Mancano medici. La pratica dei medici privati assunti a giornata si è ampliata a dismisura anche per ragioni di redazione tecnica dei bilanci. Il costo del ricorso a fornitori privati viene imputato alla voce «beni e servizi» delle Aziende sanitarie, anziché a quella del «personale», sottoposta negli ultimi decenni a un rigido tetto e alle occhiute valutazioni regionali e ministeriali. L’escamotage ricorda quello adottato in anni recenti dagli enti pubblici, che per aggirare la «spending review» imputavano le spese a società partecipate il cui bilancio non gravava su quello dell’ente principale, operazione che si è rivelata avere esiti a medio e lungo termine tutt’altro che felici sulle casse pubbliche.

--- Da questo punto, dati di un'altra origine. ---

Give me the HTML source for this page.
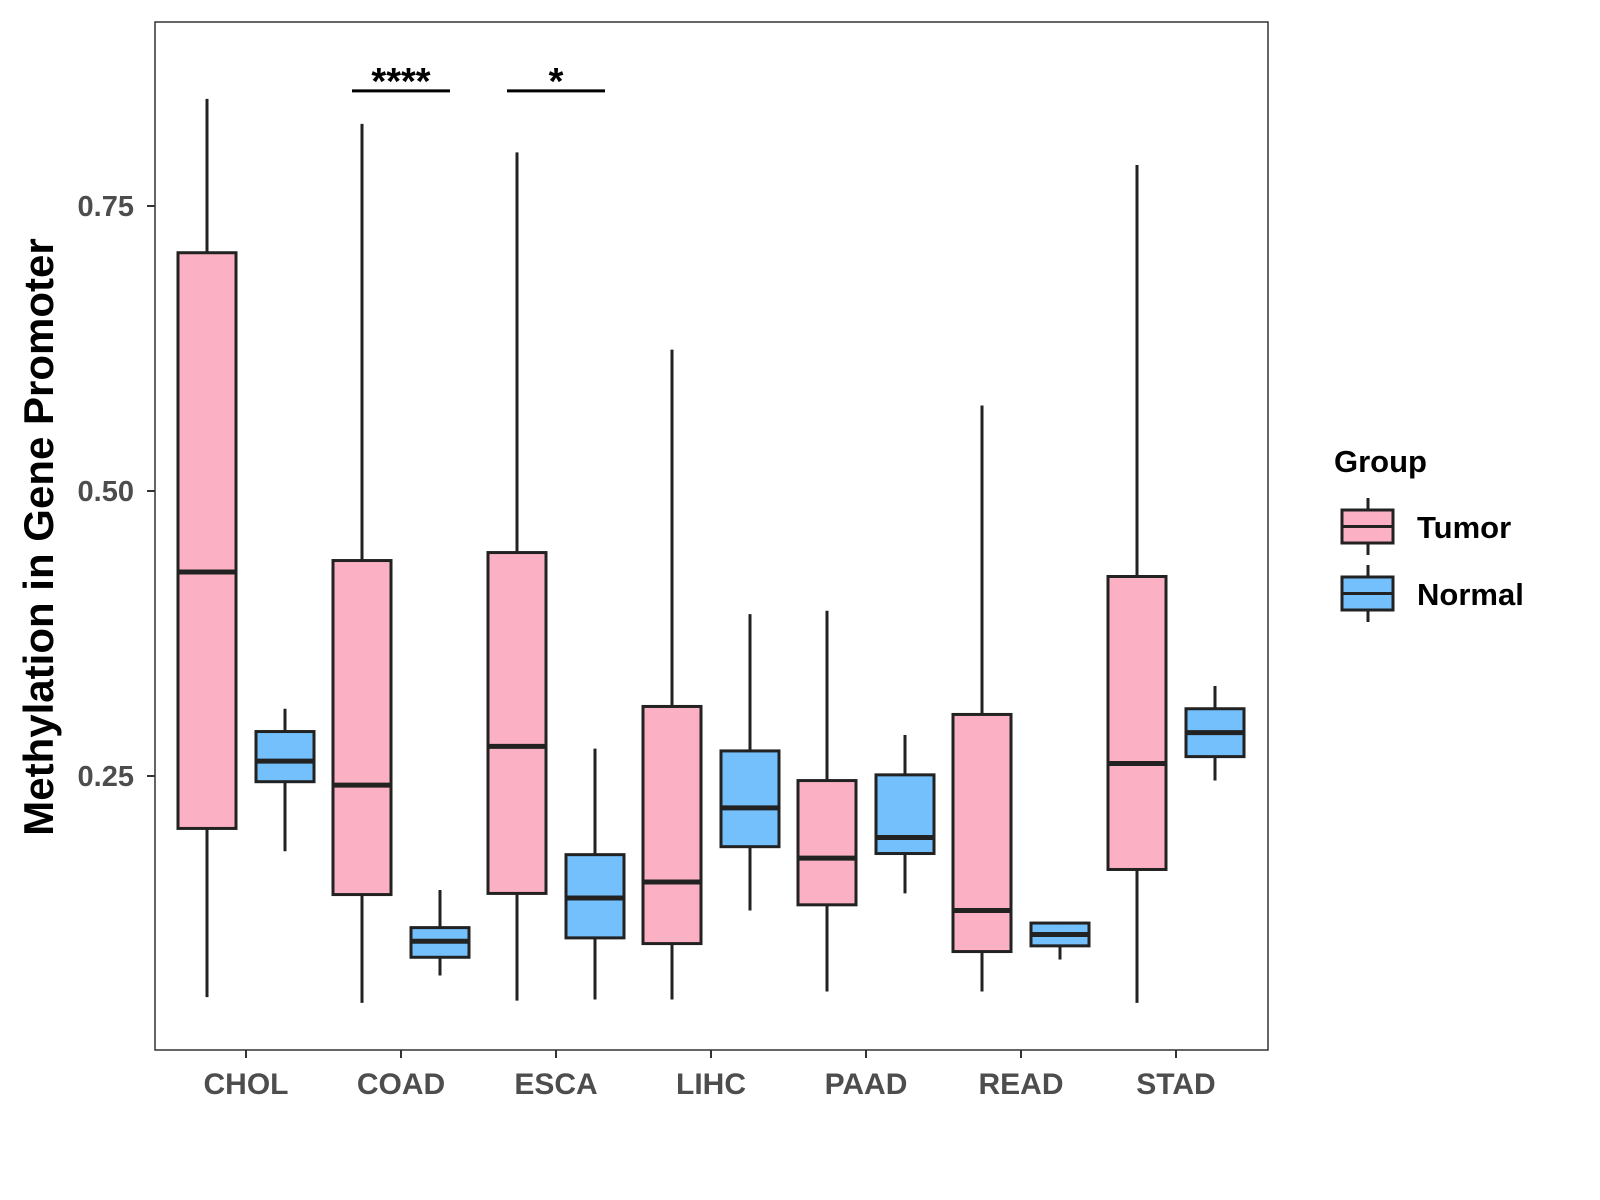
<!DOCTYPE html>
<html><head><meta charset="utf-8"><style>
html,body{margin:0;padding:0;background:#fff;}
svg{display:block;font-family:"Liberation Sans",Arial,sans-serif;font-weight:bold;}
</style></head><body>
<svg id="chart" width="1600" height="1200" viewBox="0 0 1600 1200">
<rect x="155" y="22" width="1113" height="1028" fill="#fff" stroke="#333" stroke-width="1.5"/>
<g id="marks"></g>
<g id="axes"></g>
<text x="0" y="0" transform="translate(53,537) rotate(-90)" text-anchor="middle" font-size="42" fill="#000">Methylation in Gene Promoter</text>
<g>
<text x="1334" y="472" font-size="31" fill="#000">Group</text>
<g>
<line x1="1368" y1="498" x2="1368" y2="555" stroke="#222" stroke-width="3"/>
<rect x="1342" y="510" width="51" height="33" fill="#FBB1C3" stroke="#222" stroke-width="3"/>
<line x1="1342" y1="526.5" x2="1393" y2="526.5" stroke="#222" stroke-width="3"/>
<text x="1417" y="538" font-size="31" fill="#000">Tumor</text>
</g>
<g>
<line x1="1368" y1="565" x2="1368" y2="622" stroke="#222" stroke-width="3"/>
<rect x="1342" y="577" width="51" height="33" fill="#74C0FC" stroke="#222" stroke-width="3"/>
<line x1="1342" y1="593.5" x2="1393" y2="593.5" stroke="#222" stroke-width="3"/>
<text x="1417" y="605" font-size="31" fill="#000">Normal</text>
</g>
</g>
</svg>
<script>
const categories = ["CHOL","COAD","ESCA","LIHC","PAAD","READ","STAD"];
// [low, q1, median, q3, high]
const tumorStats = [
 [0.056,0.204,0.429,0.709,0.844],
 [0.051,0.146,0.242,0.439,0.822],
 [0.053,0.147,0.276,0.446,0.797],
 [0.054,0.103,0.157,0.311,0.624],
 [0.061,0.137,0.178,0.246,0.395],
 [0.061,0.096,0.132,0.304,0.575],
 [0.051,0.168,0.261,0.425,0.786]];
const normalStats = [
 [0.184,0.245,0.263,0.289,0.309],
 [0.075,0.091,0.105,0.117,0.150],
 [0.054,0.108,0.143,0.181,0.274],
 [0.132,0.188,0.222,0.272,0.392],
 [0.147,0.182,0.196,0.251,0.286],
 [0.089,0.101,0.111,0.121,0.122],
 [0.246,0.267,0.288,0.309,0.329]];
const yTicks = [0.25,0.50,0.75];
const yTickLabels = ["0.25","0.50","0.75"];
const sigCategories = ["COAD","ESCA"];
const sigLabels = ["****","*"];
const sigLevel = 0.851;

const NS="http://www.w3.org/2000/svg";
function y(v){return 491-(v-0.5)*1140;}
function x(i){return 246+i*155;}
function mk(t,a,p){const e=document.createElementNS(NS,t);for(const k in a)e.setAttribute(k,a[k]);p.appendChild(e);return e;}
const marks=document.getElementById('marks'), axes=document.getElementById('axes');
function box(cx,s,fill,name){
 const g=mk('g',{},marks);
 
 
 mk('line',{x1:cx,x2:cx,y1:y(s[4]),y2:y(s[0]),stroke:'#222','stroke-width':3},g);
 mk('rect',{x:cx-29,y:y(s[3]),width:58,height:y(s[1])-y(s[3]),fill:fill,stroke:'#222','stroke-width':3},g);
 mk('line',{x1:cx-29,x2:cx+29,y1:y(s[2]),y2:y(s[2]),stroke:'#222','stroke-width':5},g);
}
categories.forEach((c,i)=>{
 box(x(i)-39,tumorStats[i],'#FBB1C3','box-tumor-'+c.toLowerCase());
 box(x(i)+39,normalStats[i],'#74C0FC','box-normal-'+c.toLowerCase());
 mk('line',{x1:x(i),x2:x(i),y1:1050,y2:1058,stroke:'#333','stroke-width':2},axes);
 const t=mk('text',{x:x(i),y:1094,'text-anchor':'middle','font-size':30,fill:'#4d4d4d'},axes);
 t.textContent=c;
 
 
});
yTicks.forEach((v,i)=>{
 mk('line',{x1:147,x2:155,y1:y(v),y2:y(v),stroke:'#333','stroke-width':2},axes);
 const t=mk('text',{x:134,y:y(v)+10,'text-anchor':'end','font-size':29,fill:'#4d4d4d'},axes);
 t.textContent=yTickLabels[i];
 
 
});
sigCategories.forEach((c,k)=>{
 const i=categories.indexOf(c);
 mk('line',{x1:x(i)-49,x2:x(i)+49,y1:y(sigLevel),y2:y(sigLevel),stroke:'#000','stroke-width':3},marks);
 const t=mk('text',{x:x(i),y:y(sigLevel)+3,'text-anchor':'middle','font-size':38,fill:'#000'},marks);
 t.textContent=sigLabels[k];
 
 
});
</script>
</body></html>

Le dimensioni dell’esternalizzazione dilagante in sanità la danno i numeri degli appalti per medici non strutturati: vi ha fatto ricorso almeno la metà dei 34 Pronti Soccorso regionali (ma la pratica è utilizzata anche per la copertura di molti altri reparti ospedalieri).

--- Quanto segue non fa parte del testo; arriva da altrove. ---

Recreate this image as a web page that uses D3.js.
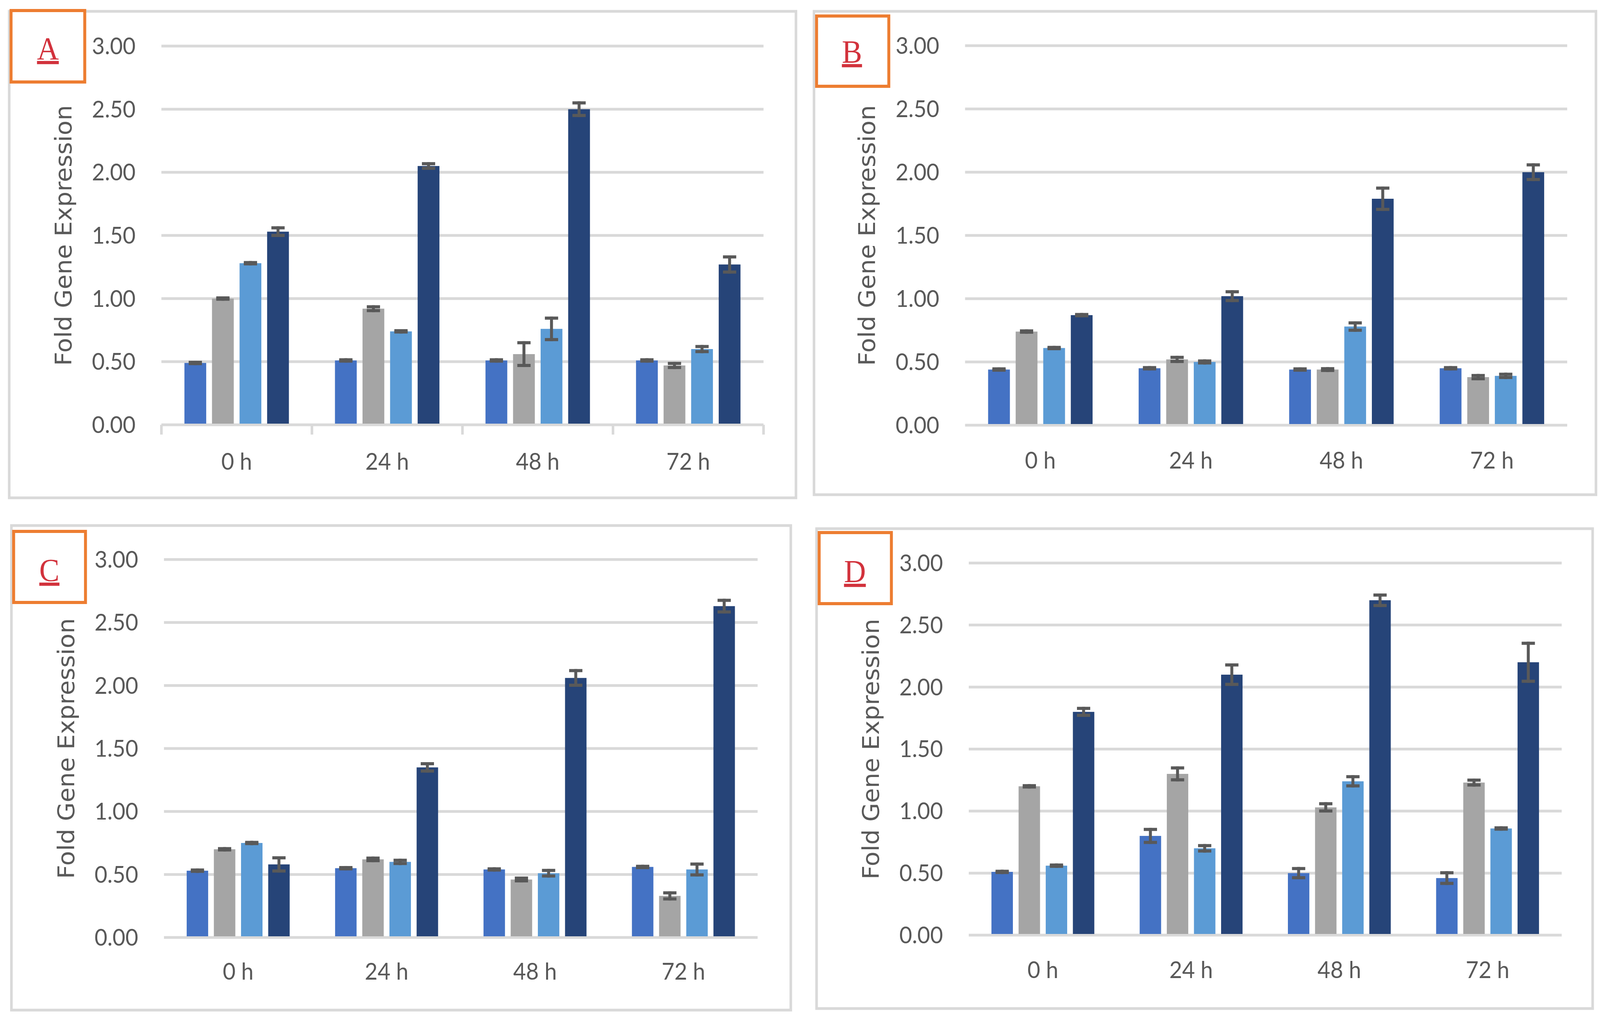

Secondo i dati del sindacato medico Anaao «l’organico dei Pronti Soccorso piemontesi prevede, sulla carta, 640 medici, oggi ne mancano fisicamente 300». E non va meglio per la sanità territoriale: ultima manifestazione di sofferenza in ordine tempo è la nota dell’Asl To 5 con la quale la direzione generale ha reso note le carenze di medici di medicina generale sul territorio, che corre parallela a quella dei pediatri: ne mancano 25 per un equivalente di oltre 40 mila pazienti tra il chierese, il carmagnolese, Moncalieri e i comuni vicini.
Liste di attesa. Un altro passaggio della relazione della Corte dei Conti insiste su un nervo scoperto della Sanità piemontese: le liste d’attesa per visite, esami, interventi chirurgici. Secondo la presidente Polito «l’analisi dei bilanci 2021 ha evidenziato che solo il 65% delle risorse destinate al recupero delle liste è stato speso». Se per un verso è ormai assodato che molte prestazioni non fruite tra 2020 e 2021 per ritardi legati alla gestione Covid non saranno recuperate (per esempio, tutte le visite annuali programmate, slittate all’anno successivo), rimane da valutare l’effetto della mancata prevenzione «soprattutto – sottolinea Polito – nell’ambito degli screening oncologici, con pesanti conseguenze sull’accertamento tempestivo di tali patologie. I ritardi accentuano ancora di più le diseguaglianze fra i cittadini bisognosi di cure» tra i quali solo chi ha potuto è ricorso alle cure del privato non convenzionato.